Что же без него нам так тревожно,
Что ж капкан любезен так и дорог,
Что же душный, леденящий город
От себя отщёлкнуть невозможно?
И другой неожиданный и странный вопрос задаёт себе поэтесса: что если б художник Модильяни жил в Москве, на Тверском бульваре, что бы с ним и его творениями было? «Да как ни называйся отчий край, / За Божий дар не миновать расплаты <…> / Какая разница, где быть распятым?» Размышляет она и о судьбах тех живописцев, для кого «душевная боль» стала итогом озаренья (Эль Греко, Ван Гог), и «счастливцев, слишком поздно воскрешённых» в прошлом и настоящем, думая и о своём отце.

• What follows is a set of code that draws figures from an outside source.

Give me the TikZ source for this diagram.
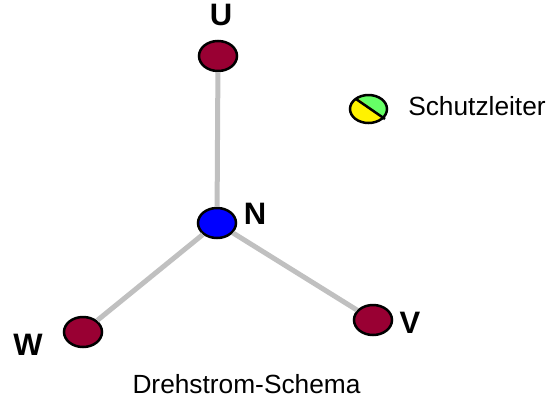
\documentclass[tikz,border=0pt]{standalone}
\usepackage{fontspec}
\setmainfont{Liberation Sans}
\usetikzlibrary{shapes.geometric}
\definecolor{wine}{RGB}{153,0,51}
\definecolor{wire}{RGB}{192,192,192}
\definecolor{pegreen}{RGB}{102,255,102}
\tikzset{
 term/.style={ellipse,draw=black,line width=2.5pt,fill=wine,minimum width=38pt,minimum height=30pt,inner sep=0pt},
 neutral/.style={term,fill=blue},
 wirel/.style={draw=wire,line width=5pt},
 big/.style={font=\fontsize{31}{31}\selectfont\bfseries,inner sep=0pt},
 small/.style={font=\fontsize{26.3}{27}\selectfont,inner sep=0pt}}
\begin{document}
\begin{tikzpicture}[x=1pt,y=-1pt]
\useasboundingbox (0,0) rectangle (549,397);
\node[term] (u) at (218,56) {};
\node[neutral] (n) at (217,223) {};
\node[term] (w) at (83,332) {};
\node[term] (v) at (373,320) {};
\draw[wirel] (u) -- (n);
\draw[wirel] (n) -- (w);
\draw[wirel] (n) -- (v);
\node[big] (lu) at (221,15) {U};
\node[big] (ln) at (255,214) {N};
\node[big] (lv) at (410,323) {V};
\node[big] (lw) at (28,345) {W};
\node[small] (ls) at (477,106) {Schutzleiter};
\node[small] (lc) at (246.5,384) {Drehstrom-Schema};
\coordinate (pe) at (368.5,109);
\fill[yellow] (pe) ellipse (18.5pt and 14pt);
\begin{scope}
\clip (pe) ellipse (18.5pt and 14pt);
\fill[pegreen] (355,96) -- (390,122) -- (390,90) -- (355,90) -- cycle;
\end{scope}
\coordinate (sa) at (356,99);
\coordinate (sb) at (385,119);
\draw[black,line width=2.5pt] (sa) -- (sb);
\draw[black,line width=2.5pt] (pe) ellipse (18.5pt and 14pt);
\end{tikzpicture}
\end{document}
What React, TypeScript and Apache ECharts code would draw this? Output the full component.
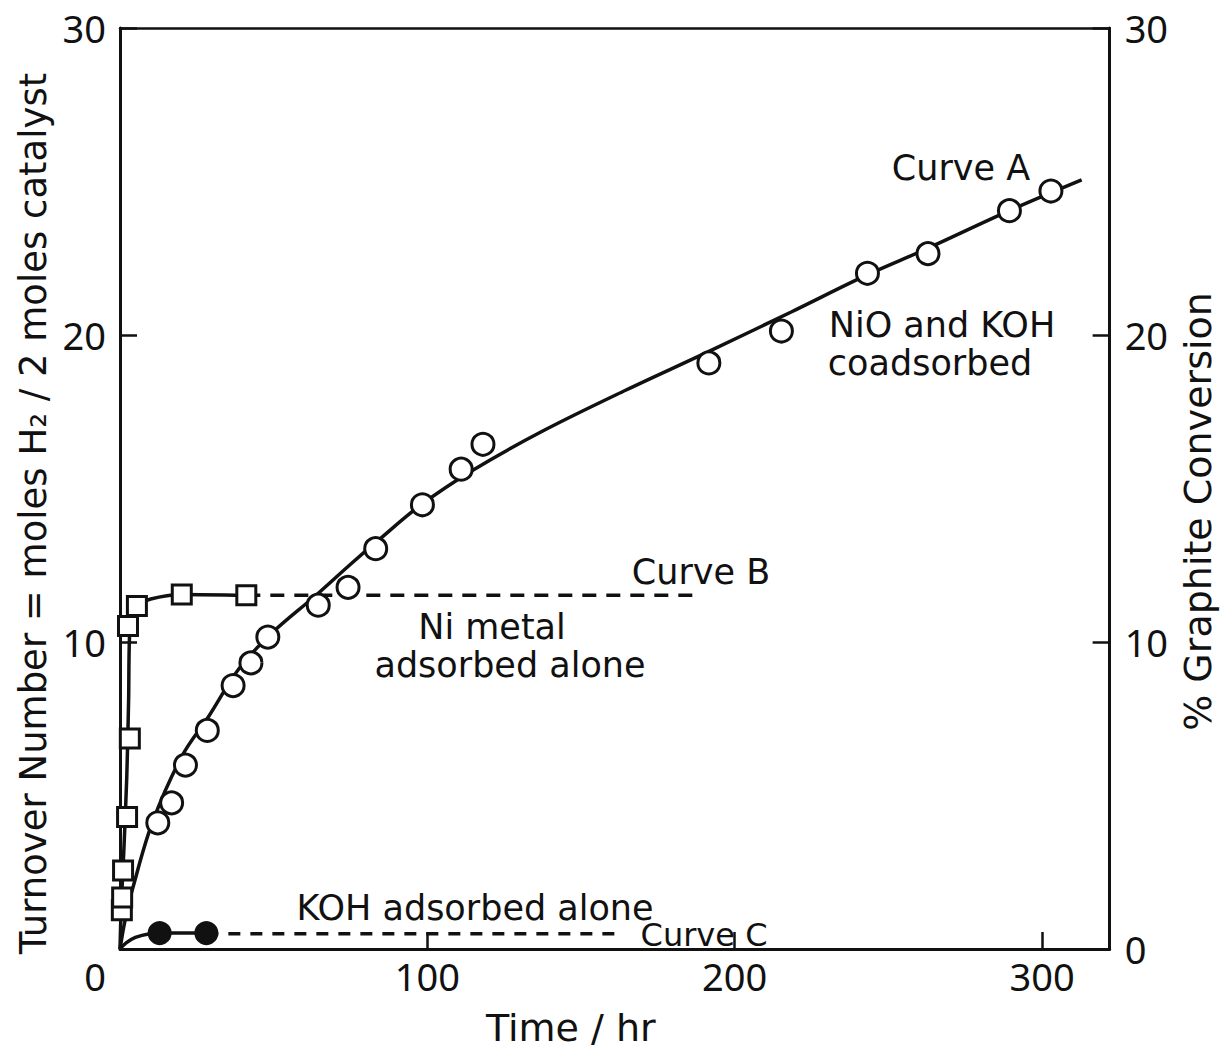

В разделе «Весна была такая ранняя», с одной стороны, вспоминаются эпизоды школьной юности (уроки французского, увлечение танцами, школьные вечера, первая влюблённость и слёзы до утра), а с другой, — описываются картины природы и прежде всего её весеннего пробуждения. Автор прислушивается к ветру и речке, сопереживает птицам и деревьям: «О чём эти галки кричат изумлённо, / И что же я плачу у них на виду?», «А может, дольше нас живут деревья / Лишь потому, что зависть их не мучит». Продолжая традиции русской классики, Аксельрод создаёт порой символические образы, вроде лермонтовских «Сосны» и «Утёса»:
Ветка качалась, качалась, качалась
И от соседок своих отличалась
Тем, что качалась вместе с гнездом,
Тем, что заботиться было о ком
И не к себе её мучила жалость…
Страхом она и отвагой держалась,
Так как страшилась не за себя.
Ветер грозил ей, надрывно трубя,
Гнул и ломал он послушных соседок,
Ветка качалась без дружеских веток —
Только упрямство, надежда на чудо —
Ни от кого, ни за чем, ниоткуда.
Пантеистическое мироощущение сближает Елену Аксельрод со многими русскими поэтами-предшественниками: «Ночь и я, мы оба дышим» (Фет), «Всё во мне, и я во всём» (Тютчев), «Звенит и буйствует природа, / Я — соучастник ей во всём» (Блок), «Меж мокрых веток с ветром бледным / Шёл спор. Я замер. Про меня!» (Пастернак), «И сам я был не детище природы, / Но мысль её! Но зыбкий ум её!» (Заболоцкий), «Глядишься в зеркало природы, / В её лице своё узнав» (Тарковский). В её стихотворении «Воспоминания о московском дожде» (1998) природа очеловечена, а человек выступает как её часть: сначала дождик идёт осторожно, на цыпочках, потом под ливнем трясётся старый клён «от боязни за себя», далее утомлённый дождь «стучит смычком по крыше», «будто рвётся к нам с тобой» — «Как нас много собралось / Этим днём немноголюдным — / Клён, и дождь, и я, и пёс / На своём ковре лоскутном».